Unfairly gain an advantage by underhand methods. For instance you will often hear that England pauchled the 1966 World Cup because not only were they at home, they also contrived to play all their games at Wembley Stadium. Also in the final they were given a goal when any idiot could see the ball did not cross the line. And they scored their final goal when the opposing team were filing off the park. So if you multiply the German score by two (because England were playing West Germany, only half of the country) and subtract the illegal goals, it's clear that if England had not pauchled, they would have lost 4-2.


Shelpit

Thin and cowed, like a dog that has been badly fed and treated. This term is often applied in private to small children you don't like the look of, because it is inpolite to say it out loud. People often say bonny when admiring babies and liken them to their mothers however mawkit these mothers might be but they never say shelpit when they don't like them. People can still be extremely rude, however, when viewing babies as in the old lady who upon surveying a child in a pram was heard to say "what a Bonny baby he's like none o ye". See Nathan for further misunderstandings with newly borns.

Sunday, 9 March 2014

A Conversation about Davie Coulthard in Dalbeattie



"Davie Coulthard gave us a lift up the road"

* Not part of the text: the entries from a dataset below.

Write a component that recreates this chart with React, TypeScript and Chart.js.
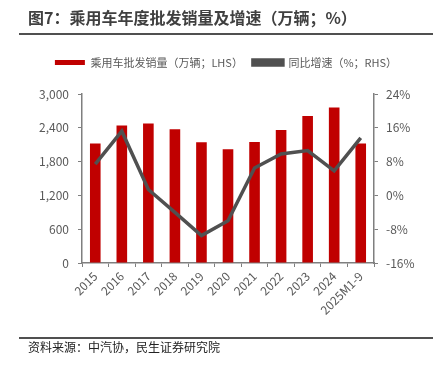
import React, { useEffect, useRef } from "react";
import { Chart, registerables } from "chart.js";

Chart.register(...registerables);

const categories = ["2015", "2016", "2017", "2018", "2019", "2020", "2021", "2022", "2023", "2024", "2025M1-9"];
const salesValues = [2120, 2440, 2475, 2375, 2145, 2020, 2150, 2360, 2610, 2760, 2120];
const growthValues = [7.4, 15.2, 1.4, -4.0, -9.5, -6.0, 6.5, 9.8, 10.6, 5.8, 13.6];
const salesLabel = "乘用车批发销量（万辆；LHS）";
const growthLabel = "同比增速（%；RHS）";
const titleText = "图7：乘用车年度批发销量及增速（万辆；%）";
const sourceText = "资料来源：中汽协，民生证券研究院";

const FONT = "'Noto Sans CJK SC', 'Noto Sans', sans-serif";
const GRAY = "#595959";
const AXIS = "#7f7f7f";

export default function App() {
  const ref = useRef<HTMLCanvasElement | null>(null);

  useEffect(() => {
    if (!ref.current) return;
    const legendSpacer = {
      id: "legendSpacer",
      beforeInit(chart: any) {
        const orig = chart.legend.fit;
        chart.legend.fit = function () {
          orig.bind(chart.legend)();
          this.height += 16;
        };
      },
    };
    const chart = new Chart(ref.current, {
      type: "bar",
      data: {
        labels: categories,
        datasets: [
          {
            type: "bar",
            label: salesLabel,
            data: salesValues,
            backgroundColor: "#C00000",
            borderWidth: 0,
            barPercentage: 0.4,
            categoryPercentage: 1,
            yAxisID: "y",
            order: 2,
          },
          {
            type: "line",
            label: growthLabel,
            data: growthValues,
            borderColor: "#505050",
            backgroundColor: "#505050",
            borderWidth: 3.5,
            pointRadius: 0,
            tension: 0,
            yAxisID: "y1",
            order: 1,
          },
        ],
      },
      plugins: [legendSpacer],
      options: {
        animation: false,
        responsive: false,
        maintainAspectRatio: false,
        layout: { padding: { top: 47, left: 18, right: 0, bottom: 0 } },
        plugins: {
          tooltip: { enabled: false },
          legend: {
            position: "top",
            align: "center",
            labels: {
              boxWidth: 30,
              boxHeight: 5,
              padding: 10,
              color: GRAY,
              font: { family: FONT, size: 11 },
              sort: (a: any, b: any) => a.datasetIndex - b.datasetIndex,
            },
          },
        },
        scales: {
          x: {
            offset: true,
            grid: {
              display: true,
              drawOnChartArea: false,
              drawTicks: true,
              tickLength: 4,
              tickColor: AXIS,
              offset: true,
            },
            border: { display: true, color: AXIS, width: 1.5 },
            ticks: {
              color: GRAY,
              font: { family: FONT, size: 12 },
              minRotation: 45,
              maxRotation: 45,
              autoSkip: false,
              padding: 2,
            },
            afterFit(scale: any) {
              scale.height = 106;
            },
          },
          y: {
            position: "left",
            min: 0,
            max: 3000,
            grid: {
              display: true,
              drawOnChartArea: false,
              drawTicks: true,
              tickLength: 4,
              tickColor: AXIS,
            },
            border: { display: true, color: AXIS, width: 1.5 },
            ticks: {
              stepSize: 600,
              color: GRAY,
              font: { family: FONT, size: 12 },
              padding: 9,
              callback: (v: any) => Number(v).toLocaleString("en-US"),
            },
            afterFit(scale: any) {
              scale.width = 64;
            },
          },
          y1: {
            position: "right",
            min: -16,
            max: 24,
            grid: {
              display: true,
              drawOnChartArea: false,
              drawTicks: true,
              tickLength: 4,
              tickColor: AXIS,
            },
            border: { display: true, color: AXIS, width: 1.5 },
            ticks: {
              stepSize: 8,
              color: GRAY,
              font: { family: FONT, size: 12 },
              padding: 8,
              callback: (v: any) => v + "%",
            },
            afterFit(scale: any) {
              scale.width = 60;
            },
          },
        },
      },
    } as any);
    return () => chart.destroy();
  }, []);

  return (
    <div style={{ position: "absolute", left: 0, top: 0, width: 434, height: 369, background: "#fff", fontFamily: FONT }}>
      <canvas ref={ref} width={434} height={369} style={{ position: "absolute", left: 0, top: 0, width: 434, height: 369 }} />
      <div style={{ position: "absolute", left: 28, top: 6, fontSize: 16, fontWeight: 700, color: "#404040", lineHeight: "22px", whiteSpace: "nowrap" }}>
        {titleText}
      </div>
      <div style={{ position: "absolute", left: 19, top: 33, width: 414, height: 1.5, background: "#505050" }} />
      <div style={{ position: "absolute", left: 19, top: 337, width: 414, height: 1.5, background: "#505050" }} />
      <div style={{ position: "absolute", left: 28, top: 339, fontSize: 12, color: "#222", lineHeight: "16px", whiteSpace: "nowrap" }}>
        {sourceText}
      </div>
    </div>
  );
}
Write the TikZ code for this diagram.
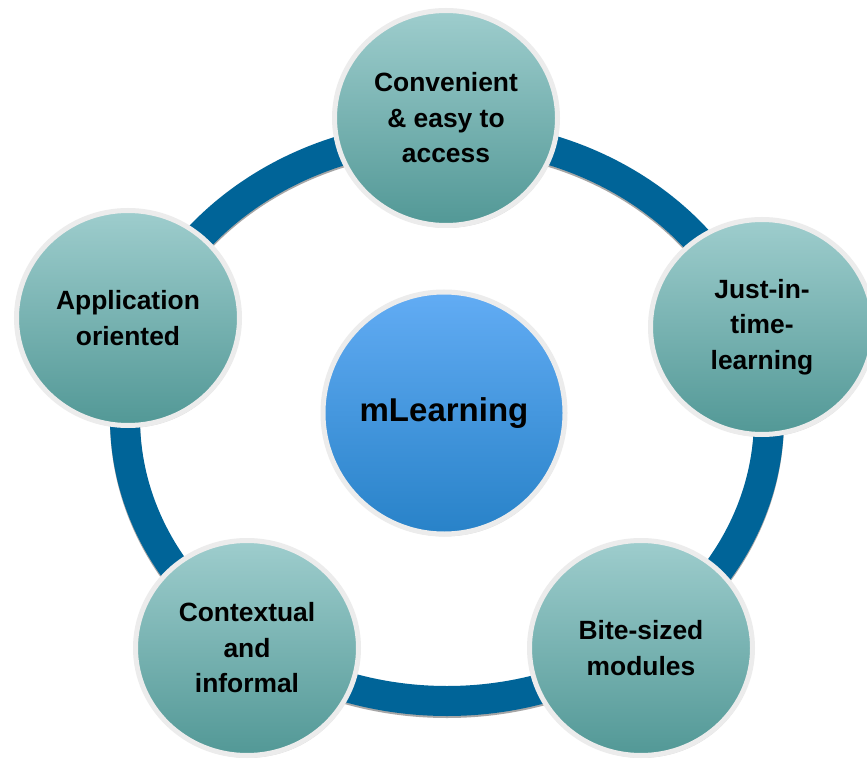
\documentclass[tikz,border=0pt]{standalone}
\usepackage{fontspec}
\setmainfont{Liberation Sans}
\usetikzlibrary{shapes.geometric,shadows}
\definecolor{ringblue}{RGB}{0,100,152}
\definecolor{tealtop}{RGB}{158,205,205}
\definecolor{tealbot}{RGB}{82,152,150}
\definecolor{bluetop}{RGB}{98,172,244}
\definecolor{bluebot}{RGB}{40,130,200}
\definecolor{rimgray}{RGB}{236,236,236}
\tikzset{
  bubble/.style={ellipse, minimum width=111.5pt, minimum height=107.5pt, inner sep=0pt,
    draw=rimgray, line width=2.5pt, top color=tealtop, bottom color=tealbot, align=center,
    font=\bfseries\fontsize{13.2}{17.75}\selectfont,
    drop shadow={shadow xshift=0.5pt, shadow yshift=-1.2pt, opacity=0.3}},
  hubnode/.style={circle, minimum size=121pt, inner sep=0pt, draw=rimgray, line width=2.5pt,
    top color=bluetop, bottom color=bluebot, font=\bfseries\fontsize{16.5}{20}\selectfont,
    drop shadow={shadow xshift=0.5pt, shadow yshift=-1.2pt, opacity=0.3}},
  ring/.style={draw=ringblue, line width=15pt},
  ringshade/.style={draw=gray!70, line width=15pt, transform canvas={yshift=-1pt}}
}
\begin{document}
\begin{tikzpicture}[x=0.5pt,y=-0.5pt]
\useasboundingbox[fill=white] (0,0) rectangle (867,759);
\clip (0,0) rectangle (867,759);
\node[hubnode] (mlearn) at (444,413) {mLearning};
\coordinate (rim) at (447,418);
\draw[ringshade] (rim) ellipse [x radius=161pt, y radius=141.5pt];
\draw[ring] (rim) ellipse [x radius=161pt, y radius=141.5pt];
\node[bubble] (conv) at (446,118) {Convenient\\\& easy to\\access};
\node[bubble] (jit) at (762,327) {Just-in-\\time-\\learning};
\node[bubble] (bite) at (641,648) {Bite-sized\\modules};
\node[bubble] (ctx) at (247,648) {Contextual\\and\\informal};
\node[bubble] (app) at (128,318) {Application\\oriented};
\end{tikzpicture}
\end{document}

"Davie Coulthard that drives?"

"Aye, he gave us a lift up the road I said"

"Aye he's good at driving"

"Aye"

"I saw him driving in what's it called, Monaco"

"Never knew he'd been there"

"Oh aye, no just there, Singapore"

"Singapore?"

"Aye"

"Davie Coulthard?"

"Aye"

"You sure?"

"Aye"

"Davie Coulthard the butcher?"

Sunday, 2 March 2014

Geofantaspsychiatry




The longer I do this the more I realise that I don't have to go to Dumfries and Galloway but that Dumfries and Galloway comes to me, in all shapes and forms, in day to day reality and dreams. You can't move and function anywhere without some kind of interaction with people and place and where that happens it's sometimes a cause to write. However the process goes beyond that to a kind of magic or at the very least a succession of leading coincidences. Or has this obsession and sleep deprivation finally taken its toll?

Recently I got a parcel of William Macilvanney novels I hadn't read. As I set out yesterday I absent mindedly stuffed one in my bag. I had planned to have a wee search for Dirk Hatterick's cave, on the coast just past Auchenlarie. No car, but juggling with buses, a finely honed art form of which I think I am, by now, one of the world's finest exponents. I had a wee lunch in Gatehouse in the hotel opposite the Bakehouse, then caught the bus. It was a nice day on the coast, if a little overcast, and when I got off I wandered about on the shore. The road was invisible, and there was only silence and the Solway glittering and clouds running wool white overhead. After a while I sat down and for the sheer hell of it gave a loud howl, frightening the family I hadn't spotted that was walking along the shingle kicking a ball for their dog.

Out of embarrassment, I took out the novel, 'A Gift from Nessus', opened it randomly and began to pretend to read. I saw the word 'Dumfries', skipped a few pages, followed the main character, who I later discovered to be a window salesman from Glasgow, on the road south. A few pages later he was in a hotel, 'the Angel' in the middle of Gatehouse. Then, on the foreshore before Creetown "looking through a rock cleft that was open to a bay, where the wind was farming empty acres of dun sky." Of course, at the end of the chapter, he was disturbed by a family "throwing a ball that was being tirelessly retrieved by a dog."

Even if I hadn't just been sold a new set of windows, I would have found this a bit odd. I think I'll invent a new term for all this. Geofantaspsychiatry. There I've done it.

and in his brain,--
Which is as dry as the remainder biscuit
After a voyage,--he hath strange places crammed
With observation, the which he vents 

In mangled forms.



(As you Like it)


And what has that got to do with This book? Well everything really.